Your task
Leave out every picture. Copy exactly the lines from the one holding "Convert this chart" through the one holding "const kValues: number[]".

Record set

________________________________________

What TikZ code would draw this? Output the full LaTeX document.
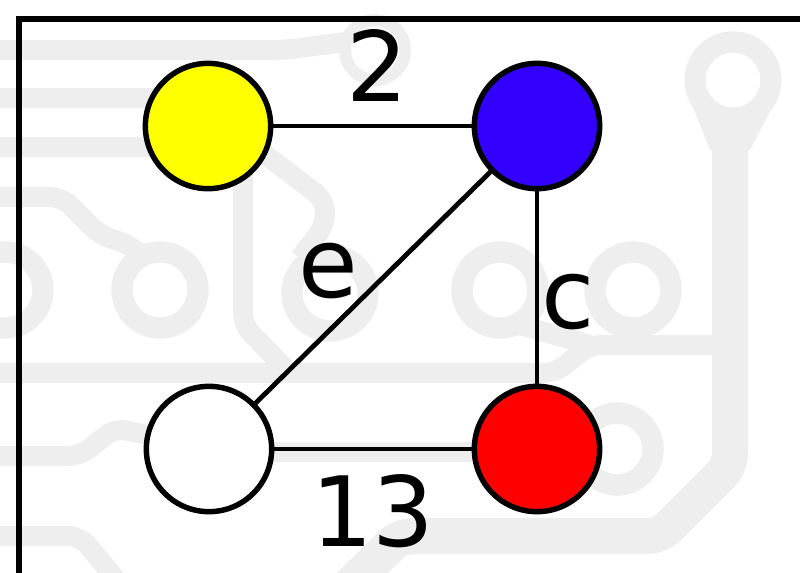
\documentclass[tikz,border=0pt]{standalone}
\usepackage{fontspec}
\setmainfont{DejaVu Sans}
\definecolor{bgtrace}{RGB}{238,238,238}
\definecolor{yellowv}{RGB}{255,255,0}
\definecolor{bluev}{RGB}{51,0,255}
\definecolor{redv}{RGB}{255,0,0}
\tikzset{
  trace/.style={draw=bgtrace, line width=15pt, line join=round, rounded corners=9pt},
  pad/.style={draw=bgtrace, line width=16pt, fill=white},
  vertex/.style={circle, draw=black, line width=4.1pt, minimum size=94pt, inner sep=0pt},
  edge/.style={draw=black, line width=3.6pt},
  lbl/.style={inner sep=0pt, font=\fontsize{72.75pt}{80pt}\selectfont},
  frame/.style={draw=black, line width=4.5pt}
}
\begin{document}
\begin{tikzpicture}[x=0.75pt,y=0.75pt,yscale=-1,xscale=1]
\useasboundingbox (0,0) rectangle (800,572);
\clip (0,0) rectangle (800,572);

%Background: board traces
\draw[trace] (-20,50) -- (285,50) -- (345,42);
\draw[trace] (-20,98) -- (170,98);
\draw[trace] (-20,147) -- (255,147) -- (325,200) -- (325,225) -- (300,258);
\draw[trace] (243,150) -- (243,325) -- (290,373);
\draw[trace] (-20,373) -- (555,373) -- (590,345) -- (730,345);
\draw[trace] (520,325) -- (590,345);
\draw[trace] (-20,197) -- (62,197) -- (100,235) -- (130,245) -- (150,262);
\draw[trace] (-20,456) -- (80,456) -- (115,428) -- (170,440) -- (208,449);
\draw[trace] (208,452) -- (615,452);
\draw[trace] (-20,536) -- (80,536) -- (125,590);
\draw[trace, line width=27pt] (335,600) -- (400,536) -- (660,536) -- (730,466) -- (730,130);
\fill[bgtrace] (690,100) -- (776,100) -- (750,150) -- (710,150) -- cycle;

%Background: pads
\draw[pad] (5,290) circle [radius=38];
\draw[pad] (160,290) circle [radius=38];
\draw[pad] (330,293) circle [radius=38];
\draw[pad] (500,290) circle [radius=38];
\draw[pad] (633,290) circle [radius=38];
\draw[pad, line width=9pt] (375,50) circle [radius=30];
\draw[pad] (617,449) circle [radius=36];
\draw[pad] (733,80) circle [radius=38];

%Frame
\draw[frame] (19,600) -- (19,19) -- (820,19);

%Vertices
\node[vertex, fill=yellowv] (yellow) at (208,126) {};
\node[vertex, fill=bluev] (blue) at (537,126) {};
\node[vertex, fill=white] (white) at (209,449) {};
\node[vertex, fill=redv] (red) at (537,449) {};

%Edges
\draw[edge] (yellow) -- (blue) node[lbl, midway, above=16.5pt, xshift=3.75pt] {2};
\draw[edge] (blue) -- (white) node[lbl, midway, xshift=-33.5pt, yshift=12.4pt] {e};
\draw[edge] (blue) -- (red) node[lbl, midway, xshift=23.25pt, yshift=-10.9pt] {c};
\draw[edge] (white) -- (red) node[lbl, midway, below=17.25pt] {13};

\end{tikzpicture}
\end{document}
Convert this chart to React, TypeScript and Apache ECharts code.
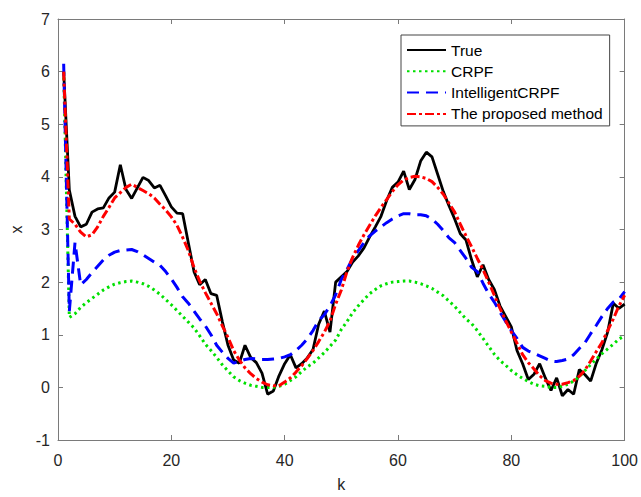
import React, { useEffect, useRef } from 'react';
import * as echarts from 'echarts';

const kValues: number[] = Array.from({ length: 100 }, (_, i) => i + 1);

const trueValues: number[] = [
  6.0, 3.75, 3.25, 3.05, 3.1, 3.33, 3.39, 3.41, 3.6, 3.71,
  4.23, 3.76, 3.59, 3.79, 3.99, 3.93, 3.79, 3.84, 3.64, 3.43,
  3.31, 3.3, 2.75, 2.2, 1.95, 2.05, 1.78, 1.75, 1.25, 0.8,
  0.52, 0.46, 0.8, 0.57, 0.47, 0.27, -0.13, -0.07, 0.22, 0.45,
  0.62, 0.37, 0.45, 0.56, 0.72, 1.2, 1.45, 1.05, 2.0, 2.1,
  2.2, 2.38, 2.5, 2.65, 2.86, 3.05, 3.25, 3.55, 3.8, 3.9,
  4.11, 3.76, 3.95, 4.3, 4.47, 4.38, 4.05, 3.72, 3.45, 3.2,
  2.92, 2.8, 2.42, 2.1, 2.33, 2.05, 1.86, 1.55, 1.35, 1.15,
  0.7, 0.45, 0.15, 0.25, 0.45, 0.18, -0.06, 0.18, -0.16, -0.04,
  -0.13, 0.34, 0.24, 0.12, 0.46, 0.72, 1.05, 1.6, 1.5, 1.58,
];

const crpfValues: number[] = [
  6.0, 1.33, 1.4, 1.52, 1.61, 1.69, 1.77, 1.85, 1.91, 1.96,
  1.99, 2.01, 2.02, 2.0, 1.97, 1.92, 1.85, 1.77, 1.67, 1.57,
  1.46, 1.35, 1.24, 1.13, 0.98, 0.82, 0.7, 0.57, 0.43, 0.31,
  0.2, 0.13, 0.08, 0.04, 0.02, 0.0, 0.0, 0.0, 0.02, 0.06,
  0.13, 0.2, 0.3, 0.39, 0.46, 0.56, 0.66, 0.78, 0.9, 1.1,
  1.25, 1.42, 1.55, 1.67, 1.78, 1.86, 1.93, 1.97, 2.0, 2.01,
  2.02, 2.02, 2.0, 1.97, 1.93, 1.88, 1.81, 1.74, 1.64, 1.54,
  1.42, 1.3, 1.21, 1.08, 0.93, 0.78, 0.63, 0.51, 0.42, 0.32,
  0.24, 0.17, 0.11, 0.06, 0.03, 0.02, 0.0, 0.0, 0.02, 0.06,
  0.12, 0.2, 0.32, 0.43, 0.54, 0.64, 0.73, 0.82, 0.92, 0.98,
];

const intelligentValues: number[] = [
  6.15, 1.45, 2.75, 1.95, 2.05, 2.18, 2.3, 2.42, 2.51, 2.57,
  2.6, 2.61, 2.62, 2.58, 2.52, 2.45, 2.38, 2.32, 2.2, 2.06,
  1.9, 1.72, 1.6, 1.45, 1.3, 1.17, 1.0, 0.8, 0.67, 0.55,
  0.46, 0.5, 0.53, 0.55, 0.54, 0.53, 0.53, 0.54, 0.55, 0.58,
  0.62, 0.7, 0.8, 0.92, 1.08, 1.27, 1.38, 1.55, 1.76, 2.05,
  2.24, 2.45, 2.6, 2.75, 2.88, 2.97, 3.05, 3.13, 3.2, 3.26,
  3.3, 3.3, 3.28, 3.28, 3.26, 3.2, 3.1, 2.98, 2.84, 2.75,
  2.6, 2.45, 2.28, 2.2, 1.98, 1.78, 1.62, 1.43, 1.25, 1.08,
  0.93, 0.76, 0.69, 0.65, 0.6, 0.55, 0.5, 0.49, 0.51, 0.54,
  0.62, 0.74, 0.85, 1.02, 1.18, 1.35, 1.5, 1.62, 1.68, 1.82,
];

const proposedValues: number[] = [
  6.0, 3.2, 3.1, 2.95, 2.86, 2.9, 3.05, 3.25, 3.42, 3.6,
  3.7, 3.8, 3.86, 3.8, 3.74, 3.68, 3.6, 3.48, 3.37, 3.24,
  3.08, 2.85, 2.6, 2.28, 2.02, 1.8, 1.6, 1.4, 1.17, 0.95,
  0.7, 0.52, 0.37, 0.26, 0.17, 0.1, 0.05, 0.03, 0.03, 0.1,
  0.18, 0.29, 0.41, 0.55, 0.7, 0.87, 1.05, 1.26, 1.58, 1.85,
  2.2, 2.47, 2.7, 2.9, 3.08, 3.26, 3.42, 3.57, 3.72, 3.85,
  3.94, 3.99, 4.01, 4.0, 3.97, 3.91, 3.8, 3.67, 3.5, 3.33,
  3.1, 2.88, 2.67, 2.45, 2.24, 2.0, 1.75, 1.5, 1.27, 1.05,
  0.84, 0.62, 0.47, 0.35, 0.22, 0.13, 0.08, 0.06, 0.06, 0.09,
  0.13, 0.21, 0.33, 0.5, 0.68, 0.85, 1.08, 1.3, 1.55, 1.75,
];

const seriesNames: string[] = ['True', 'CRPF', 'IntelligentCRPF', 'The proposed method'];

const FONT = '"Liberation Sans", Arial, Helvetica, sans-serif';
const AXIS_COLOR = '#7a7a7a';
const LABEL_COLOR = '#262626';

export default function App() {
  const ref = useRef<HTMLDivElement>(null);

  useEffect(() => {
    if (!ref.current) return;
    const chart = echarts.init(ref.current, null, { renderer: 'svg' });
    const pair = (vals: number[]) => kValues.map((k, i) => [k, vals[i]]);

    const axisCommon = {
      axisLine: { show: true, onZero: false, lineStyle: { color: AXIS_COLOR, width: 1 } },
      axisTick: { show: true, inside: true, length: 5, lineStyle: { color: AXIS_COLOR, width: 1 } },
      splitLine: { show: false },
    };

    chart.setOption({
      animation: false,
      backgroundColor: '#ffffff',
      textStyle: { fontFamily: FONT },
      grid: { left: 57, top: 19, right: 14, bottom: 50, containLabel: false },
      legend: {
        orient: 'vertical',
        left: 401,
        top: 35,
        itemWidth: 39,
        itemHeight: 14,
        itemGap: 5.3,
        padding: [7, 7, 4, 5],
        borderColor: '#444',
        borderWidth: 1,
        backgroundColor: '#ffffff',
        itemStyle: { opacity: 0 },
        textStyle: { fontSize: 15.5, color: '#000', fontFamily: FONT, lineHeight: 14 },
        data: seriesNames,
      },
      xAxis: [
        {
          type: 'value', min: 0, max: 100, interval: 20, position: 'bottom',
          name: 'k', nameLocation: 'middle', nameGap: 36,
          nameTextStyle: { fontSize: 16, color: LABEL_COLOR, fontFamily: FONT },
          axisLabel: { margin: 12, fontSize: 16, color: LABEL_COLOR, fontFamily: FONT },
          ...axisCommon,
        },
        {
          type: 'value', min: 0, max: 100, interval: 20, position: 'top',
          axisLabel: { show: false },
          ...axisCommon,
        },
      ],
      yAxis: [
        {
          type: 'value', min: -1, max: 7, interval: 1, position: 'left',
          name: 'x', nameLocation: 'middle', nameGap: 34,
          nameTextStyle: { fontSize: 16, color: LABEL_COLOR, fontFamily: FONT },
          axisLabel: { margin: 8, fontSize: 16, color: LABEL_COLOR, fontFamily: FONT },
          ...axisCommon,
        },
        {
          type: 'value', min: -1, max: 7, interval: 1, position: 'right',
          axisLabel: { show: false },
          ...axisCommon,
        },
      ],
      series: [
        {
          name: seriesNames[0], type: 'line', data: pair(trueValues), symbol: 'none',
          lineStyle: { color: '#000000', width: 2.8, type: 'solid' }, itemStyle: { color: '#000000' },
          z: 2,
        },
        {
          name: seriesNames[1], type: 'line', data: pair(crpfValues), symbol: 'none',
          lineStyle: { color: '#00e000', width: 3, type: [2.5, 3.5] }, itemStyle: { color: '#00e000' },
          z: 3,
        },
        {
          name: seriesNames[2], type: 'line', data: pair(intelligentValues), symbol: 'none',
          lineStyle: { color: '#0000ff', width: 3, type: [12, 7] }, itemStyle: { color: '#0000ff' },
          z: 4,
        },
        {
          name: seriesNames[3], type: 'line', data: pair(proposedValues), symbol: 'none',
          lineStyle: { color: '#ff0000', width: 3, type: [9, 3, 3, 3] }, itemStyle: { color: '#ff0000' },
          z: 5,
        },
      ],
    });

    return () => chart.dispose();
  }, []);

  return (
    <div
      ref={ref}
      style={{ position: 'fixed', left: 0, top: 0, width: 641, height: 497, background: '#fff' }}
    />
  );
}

________________________________________

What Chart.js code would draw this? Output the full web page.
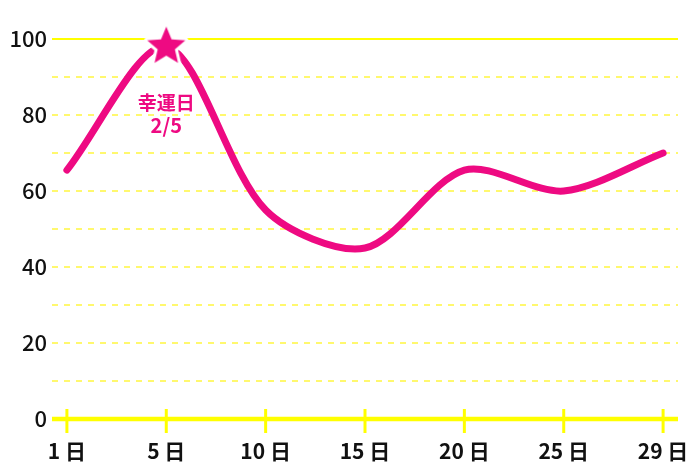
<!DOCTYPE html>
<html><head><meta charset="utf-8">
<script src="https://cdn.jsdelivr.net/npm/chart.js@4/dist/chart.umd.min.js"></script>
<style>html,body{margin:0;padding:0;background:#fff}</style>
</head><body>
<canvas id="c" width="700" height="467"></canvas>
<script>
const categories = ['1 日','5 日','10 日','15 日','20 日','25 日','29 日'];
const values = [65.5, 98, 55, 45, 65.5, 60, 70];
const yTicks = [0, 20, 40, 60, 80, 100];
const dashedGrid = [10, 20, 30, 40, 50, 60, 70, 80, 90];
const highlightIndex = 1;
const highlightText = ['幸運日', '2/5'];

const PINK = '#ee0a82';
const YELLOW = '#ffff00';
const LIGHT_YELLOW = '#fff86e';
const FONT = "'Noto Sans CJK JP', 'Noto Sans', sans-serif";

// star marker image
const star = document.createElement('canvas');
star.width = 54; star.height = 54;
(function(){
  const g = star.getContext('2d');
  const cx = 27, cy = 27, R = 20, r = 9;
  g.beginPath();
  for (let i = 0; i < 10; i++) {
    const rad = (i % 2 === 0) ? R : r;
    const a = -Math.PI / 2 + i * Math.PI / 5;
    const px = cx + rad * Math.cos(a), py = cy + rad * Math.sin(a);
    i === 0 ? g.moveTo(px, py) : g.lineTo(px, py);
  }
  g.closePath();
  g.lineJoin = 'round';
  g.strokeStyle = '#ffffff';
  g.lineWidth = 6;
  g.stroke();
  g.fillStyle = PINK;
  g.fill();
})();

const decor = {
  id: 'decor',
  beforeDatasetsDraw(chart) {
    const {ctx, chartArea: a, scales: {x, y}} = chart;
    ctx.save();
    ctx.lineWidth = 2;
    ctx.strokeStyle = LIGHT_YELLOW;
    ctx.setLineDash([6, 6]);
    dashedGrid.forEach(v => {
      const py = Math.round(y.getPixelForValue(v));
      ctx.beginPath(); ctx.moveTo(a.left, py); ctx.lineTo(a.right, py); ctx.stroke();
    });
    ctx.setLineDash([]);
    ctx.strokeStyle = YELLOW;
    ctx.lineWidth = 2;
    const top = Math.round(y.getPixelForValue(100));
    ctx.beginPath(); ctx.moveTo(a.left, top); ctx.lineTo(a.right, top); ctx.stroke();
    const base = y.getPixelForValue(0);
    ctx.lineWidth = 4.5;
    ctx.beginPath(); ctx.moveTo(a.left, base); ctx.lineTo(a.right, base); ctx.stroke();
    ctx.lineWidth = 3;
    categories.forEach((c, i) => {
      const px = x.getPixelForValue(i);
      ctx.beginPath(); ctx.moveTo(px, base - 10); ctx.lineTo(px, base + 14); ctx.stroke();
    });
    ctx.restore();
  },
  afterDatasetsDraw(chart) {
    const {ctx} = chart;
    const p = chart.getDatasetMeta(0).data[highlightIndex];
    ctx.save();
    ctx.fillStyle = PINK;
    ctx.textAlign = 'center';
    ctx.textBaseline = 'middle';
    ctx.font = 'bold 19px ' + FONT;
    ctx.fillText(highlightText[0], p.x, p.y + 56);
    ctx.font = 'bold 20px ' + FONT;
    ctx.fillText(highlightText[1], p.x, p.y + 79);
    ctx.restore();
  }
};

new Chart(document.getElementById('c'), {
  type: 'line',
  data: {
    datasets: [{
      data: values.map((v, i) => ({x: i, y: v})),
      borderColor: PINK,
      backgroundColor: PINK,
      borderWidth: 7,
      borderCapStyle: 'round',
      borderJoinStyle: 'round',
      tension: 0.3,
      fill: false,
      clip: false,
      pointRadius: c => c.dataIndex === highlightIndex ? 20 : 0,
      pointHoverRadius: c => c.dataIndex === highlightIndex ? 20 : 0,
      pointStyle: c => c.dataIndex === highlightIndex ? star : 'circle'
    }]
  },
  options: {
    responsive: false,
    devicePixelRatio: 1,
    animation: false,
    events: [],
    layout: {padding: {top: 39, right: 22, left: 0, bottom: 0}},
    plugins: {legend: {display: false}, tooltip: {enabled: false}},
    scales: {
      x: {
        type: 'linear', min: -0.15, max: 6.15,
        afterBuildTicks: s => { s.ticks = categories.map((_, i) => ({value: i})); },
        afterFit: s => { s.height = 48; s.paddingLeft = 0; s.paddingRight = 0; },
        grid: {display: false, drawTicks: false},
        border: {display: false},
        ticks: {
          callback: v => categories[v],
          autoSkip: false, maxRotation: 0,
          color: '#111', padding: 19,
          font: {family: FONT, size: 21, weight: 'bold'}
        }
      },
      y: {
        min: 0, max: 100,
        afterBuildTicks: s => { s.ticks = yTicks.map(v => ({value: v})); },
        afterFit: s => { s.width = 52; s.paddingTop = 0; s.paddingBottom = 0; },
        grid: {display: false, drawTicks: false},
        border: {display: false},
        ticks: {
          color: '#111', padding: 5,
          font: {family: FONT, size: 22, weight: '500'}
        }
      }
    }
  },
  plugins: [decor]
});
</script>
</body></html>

________________________________________

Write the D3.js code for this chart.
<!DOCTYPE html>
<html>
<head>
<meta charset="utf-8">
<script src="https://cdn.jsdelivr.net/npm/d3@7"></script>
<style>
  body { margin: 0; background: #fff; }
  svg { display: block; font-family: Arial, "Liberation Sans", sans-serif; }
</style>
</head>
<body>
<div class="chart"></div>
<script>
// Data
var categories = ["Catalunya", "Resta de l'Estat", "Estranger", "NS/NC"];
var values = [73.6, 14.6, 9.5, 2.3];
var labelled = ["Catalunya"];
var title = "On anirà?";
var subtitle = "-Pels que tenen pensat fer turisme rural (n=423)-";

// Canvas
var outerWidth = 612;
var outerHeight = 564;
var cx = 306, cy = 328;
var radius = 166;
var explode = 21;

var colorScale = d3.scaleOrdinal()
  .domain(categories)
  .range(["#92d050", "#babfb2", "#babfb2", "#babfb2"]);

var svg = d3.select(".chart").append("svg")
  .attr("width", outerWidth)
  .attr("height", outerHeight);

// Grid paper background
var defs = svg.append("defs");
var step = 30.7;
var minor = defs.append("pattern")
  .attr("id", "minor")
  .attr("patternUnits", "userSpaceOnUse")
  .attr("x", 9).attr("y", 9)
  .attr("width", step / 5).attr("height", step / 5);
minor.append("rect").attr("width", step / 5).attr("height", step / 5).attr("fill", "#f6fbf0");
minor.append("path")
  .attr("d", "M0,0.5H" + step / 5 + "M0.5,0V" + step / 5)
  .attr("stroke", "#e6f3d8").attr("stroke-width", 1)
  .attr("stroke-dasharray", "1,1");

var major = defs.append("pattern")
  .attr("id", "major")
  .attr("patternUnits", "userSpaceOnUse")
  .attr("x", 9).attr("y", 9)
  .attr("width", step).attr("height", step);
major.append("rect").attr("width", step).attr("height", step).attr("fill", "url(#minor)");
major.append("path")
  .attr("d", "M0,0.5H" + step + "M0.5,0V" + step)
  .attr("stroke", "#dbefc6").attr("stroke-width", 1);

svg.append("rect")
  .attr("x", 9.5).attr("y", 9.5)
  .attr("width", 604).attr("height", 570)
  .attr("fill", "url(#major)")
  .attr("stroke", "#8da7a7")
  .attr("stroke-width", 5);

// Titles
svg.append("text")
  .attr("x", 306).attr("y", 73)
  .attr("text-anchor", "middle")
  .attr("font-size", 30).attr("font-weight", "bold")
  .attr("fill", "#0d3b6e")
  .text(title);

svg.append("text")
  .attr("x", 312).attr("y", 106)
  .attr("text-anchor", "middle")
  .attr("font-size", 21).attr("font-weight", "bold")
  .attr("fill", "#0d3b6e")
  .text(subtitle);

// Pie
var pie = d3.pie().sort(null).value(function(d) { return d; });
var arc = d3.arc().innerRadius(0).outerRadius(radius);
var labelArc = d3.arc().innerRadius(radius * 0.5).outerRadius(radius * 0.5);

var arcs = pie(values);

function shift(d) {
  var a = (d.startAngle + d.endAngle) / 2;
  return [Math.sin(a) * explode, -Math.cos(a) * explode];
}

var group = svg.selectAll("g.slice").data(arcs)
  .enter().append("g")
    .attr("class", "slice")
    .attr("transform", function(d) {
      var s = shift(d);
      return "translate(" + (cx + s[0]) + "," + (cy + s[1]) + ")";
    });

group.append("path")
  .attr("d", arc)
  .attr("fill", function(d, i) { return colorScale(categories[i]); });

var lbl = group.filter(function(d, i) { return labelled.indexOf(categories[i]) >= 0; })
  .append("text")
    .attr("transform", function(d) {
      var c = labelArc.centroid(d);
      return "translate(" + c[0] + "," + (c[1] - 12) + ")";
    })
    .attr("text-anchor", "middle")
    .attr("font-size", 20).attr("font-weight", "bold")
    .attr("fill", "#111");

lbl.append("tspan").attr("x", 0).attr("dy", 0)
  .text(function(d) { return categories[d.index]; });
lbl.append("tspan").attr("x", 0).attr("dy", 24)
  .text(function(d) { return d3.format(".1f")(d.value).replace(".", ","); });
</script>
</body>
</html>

________________________________________

The output
Convert this chart to React, TypeScript and Apache ECharts code.
import React, { useEffect, useRef } from 'react';
import * as echarts from 'echarts';

const kValues: number[] = Array.from({ length: 100 }, (_, i) => i + 1);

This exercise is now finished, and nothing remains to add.